EXERCISE TASK :: Select and copy out every line in the records containing "that".

EXTRACTED DATA ::
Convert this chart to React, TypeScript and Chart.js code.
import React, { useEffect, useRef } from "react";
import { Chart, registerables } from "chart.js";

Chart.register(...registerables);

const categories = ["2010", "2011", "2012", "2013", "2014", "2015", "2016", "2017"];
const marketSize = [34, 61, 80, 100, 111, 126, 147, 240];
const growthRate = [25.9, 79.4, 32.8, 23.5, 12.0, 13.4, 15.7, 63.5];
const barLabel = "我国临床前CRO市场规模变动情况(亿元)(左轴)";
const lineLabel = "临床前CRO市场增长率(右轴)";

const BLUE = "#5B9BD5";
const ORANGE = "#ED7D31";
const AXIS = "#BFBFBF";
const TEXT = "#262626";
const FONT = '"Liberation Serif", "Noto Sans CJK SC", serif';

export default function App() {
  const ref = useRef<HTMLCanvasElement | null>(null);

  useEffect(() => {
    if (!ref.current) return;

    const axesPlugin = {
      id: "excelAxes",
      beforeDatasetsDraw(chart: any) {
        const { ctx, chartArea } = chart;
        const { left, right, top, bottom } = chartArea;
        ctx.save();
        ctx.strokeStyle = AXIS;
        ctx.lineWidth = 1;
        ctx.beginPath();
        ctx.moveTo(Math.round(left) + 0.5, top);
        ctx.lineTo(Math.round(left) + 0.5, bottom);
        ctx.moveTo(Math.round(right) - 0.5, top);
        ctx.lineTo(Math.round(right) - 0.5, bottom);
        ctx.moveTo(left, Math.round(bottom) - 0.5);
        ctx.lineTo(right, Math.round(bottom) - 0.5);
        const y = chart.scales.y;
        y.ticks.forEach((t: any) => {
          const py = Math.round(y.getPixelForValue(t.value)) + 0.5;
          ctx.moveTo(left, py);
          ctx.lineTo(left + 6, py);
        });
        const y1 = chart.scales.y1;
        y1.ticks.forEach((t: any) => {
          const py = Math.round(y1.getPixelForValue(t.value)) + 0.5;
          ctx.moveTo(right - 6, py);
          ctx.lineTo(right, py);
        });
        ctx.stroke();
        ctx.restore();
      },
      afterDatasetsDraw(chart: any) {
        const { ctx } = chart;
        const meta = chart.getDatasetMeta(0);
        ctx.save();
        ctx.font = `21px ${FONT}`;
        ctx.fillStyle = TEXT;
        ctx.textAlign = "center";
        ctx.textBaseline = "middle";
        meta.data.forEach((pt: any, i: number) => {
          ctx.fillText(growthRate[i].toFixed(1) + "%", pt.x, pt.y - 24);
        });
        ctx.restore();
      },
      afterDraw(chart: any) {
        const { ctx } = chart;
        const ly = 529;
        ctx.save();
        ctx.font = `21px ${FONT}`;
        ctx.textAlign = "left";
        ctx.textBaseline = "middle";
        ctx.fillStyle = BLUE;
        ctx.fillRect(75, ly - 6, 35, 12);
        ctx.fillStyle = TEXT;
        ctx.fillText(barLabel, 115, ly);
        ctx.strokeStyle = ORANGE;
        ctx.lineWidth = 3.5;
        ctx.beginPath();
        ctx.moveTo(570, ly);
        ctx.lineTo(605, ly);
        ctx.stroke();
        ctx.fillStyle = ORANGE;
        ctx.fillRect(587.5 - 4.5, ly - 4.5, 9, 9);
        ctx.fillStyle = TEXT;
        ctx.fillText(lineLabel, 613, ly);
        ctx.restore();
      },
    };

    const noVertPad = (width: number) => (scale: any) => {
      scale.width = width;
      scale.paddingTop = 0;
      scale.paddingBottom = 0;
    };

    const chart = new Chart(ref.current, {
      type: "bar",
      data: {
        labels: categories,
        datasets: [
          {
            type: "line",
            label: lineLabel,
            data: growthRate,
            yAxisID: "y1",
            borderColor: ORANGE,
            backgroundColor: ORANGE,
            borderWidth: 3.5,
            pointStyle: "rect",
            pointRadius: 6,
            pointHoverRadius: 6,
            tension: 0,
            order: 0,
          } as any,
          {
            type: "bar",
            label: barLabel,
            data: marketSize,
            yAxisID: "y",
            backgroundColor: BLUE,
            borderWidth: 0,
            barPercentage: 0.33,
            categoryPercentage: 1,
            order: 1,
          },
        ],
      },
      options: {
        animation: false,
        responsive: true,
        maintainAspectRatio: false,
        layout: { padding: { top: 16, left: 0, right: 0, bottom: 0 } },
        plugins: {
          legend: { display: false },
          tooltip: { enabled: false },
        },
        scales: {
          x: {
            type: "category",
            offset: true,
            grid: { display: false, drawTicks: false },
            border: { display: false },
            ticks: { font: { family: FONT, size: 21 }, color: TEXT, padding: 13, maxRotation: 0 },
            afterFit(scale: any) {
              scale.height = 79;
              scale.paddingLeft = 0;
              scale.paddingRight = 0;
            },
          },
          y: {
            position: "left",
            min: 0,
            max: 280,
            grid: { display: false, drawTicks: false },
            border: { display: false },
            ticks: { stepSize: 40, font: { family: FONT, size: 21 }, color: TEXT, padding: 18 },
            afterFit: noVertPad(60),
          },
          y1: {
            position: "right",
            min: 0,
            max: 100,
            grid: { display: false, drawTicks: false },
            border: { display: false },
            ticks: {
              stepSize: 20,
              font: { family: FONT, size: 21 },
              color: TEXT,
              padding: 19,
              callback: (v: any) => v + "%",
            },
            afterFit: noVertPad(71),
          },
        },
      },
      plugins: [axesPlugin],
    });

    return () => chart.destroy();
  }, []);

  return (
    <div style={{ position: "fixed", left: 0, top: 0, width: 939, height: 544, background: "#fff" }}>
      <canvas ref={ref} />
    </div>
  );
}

==

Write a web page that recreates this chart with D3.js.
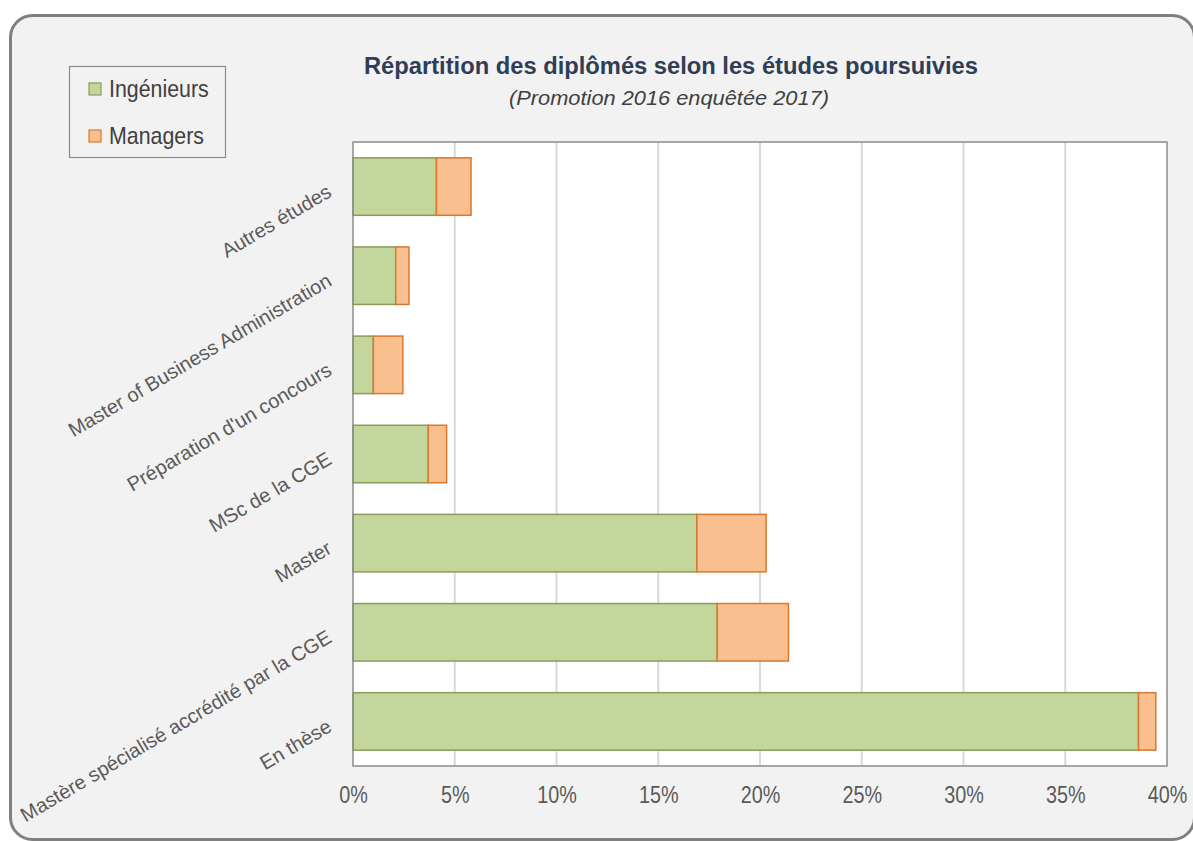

==

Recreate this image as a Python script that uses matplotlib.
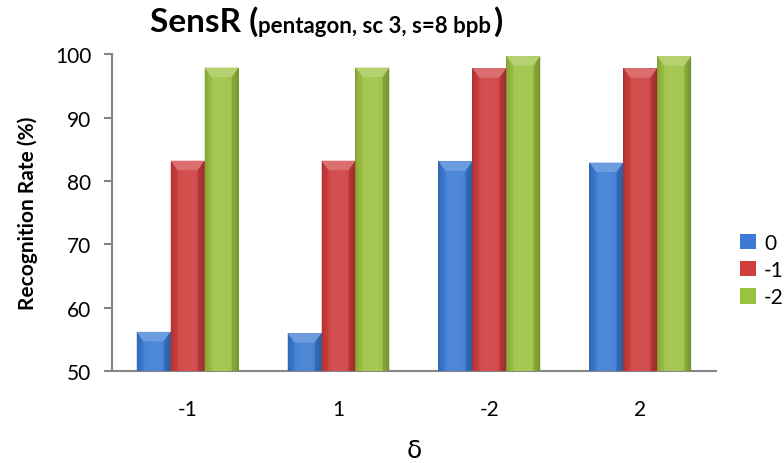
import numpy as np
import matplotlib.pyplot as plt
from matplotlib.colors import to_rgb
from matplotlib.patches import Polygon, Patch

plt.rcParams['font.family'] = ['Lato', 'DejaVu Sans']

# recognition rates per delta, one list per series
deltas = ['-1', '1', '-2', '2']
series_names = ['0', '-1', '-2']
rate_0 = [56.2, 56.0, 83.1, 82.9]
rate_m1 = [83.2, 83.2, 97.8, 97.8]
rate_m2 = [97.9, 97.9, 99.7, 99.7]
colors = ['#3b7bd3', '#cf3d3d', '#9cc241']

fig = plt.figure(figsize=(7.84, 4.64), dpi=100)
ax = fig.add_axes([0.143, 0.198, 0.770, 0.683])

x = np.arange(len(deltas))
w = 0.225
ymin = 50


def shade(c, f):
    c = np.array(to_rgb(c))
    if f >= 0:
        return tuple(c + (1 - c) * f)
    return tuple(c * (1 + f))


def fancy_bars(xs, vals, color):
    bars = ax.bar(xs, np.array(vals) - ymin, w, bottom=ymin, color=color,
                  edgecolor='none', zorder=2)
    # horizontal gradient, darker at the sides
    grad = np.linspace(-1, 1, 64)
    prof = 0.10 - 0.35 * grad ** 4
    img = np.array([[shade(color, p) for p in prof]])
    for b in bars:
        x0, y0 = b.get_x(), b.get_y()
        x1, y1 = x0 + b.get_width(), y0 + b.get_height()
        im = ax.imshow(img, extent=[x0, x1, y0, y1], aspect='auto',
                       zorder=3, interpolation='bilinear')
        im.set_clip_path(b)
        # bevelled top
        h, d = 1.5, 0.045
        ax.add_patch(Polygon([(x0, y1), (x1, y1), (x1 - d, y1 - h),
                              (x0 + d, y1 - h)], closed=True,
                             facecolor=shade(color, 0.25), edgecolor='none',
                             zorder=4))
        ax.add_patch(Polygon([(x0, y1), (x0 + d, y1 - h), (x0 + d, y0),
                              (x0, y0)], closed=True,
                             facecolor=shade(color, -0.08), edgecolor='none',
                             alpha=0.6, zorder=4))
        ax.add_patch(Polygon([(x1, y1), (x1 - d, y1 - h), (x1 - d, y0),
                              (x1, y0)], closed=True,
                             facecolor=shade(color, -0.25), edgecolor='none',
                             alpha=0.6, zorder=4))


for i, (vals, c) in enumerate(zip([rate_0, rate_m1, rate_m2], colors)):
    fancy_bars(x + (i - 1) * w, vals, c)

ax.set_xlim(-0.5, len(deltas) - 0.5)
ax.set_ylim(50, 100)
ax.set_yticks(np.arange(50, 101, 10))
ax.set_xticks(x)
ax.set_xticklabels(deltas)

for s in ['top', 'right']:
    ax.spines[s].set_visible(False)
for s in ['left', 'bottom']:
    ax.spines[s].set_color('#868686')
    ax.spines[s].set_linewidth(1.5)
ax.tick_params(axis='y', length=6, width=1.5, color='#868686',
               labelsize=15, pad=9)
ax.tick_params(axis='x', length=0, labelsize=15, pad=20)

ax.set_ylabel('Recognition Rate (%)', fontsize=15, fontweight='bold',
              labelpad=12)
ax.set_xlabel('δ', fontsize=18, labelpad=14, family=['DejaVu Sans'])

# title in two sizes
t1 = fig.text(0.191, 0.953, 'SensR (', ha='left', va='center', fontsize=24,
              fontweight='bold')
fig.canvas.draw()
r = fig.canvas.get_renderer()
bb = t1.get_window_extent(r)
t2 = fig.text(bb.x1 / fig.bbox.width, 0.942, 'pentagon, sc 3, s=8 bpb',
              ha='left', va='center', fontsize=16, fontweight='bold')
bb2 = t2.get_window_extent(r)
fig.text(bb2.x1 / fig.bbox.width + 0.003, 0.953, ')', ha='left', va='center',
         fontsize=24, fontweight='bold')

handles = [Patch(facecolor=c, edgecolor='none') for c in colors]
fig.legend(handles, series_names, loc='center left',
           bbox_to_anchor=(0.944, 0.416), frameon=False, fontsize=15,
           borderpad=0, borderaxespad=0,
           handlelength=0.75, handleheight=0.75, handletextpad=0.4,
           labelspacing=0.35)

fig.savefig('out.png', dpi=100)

RESULT FOR THIS EXERCISE ::
Write a web page that recreates this chart with D3.js.
Recreate this image as a Python script that uses matplotlib.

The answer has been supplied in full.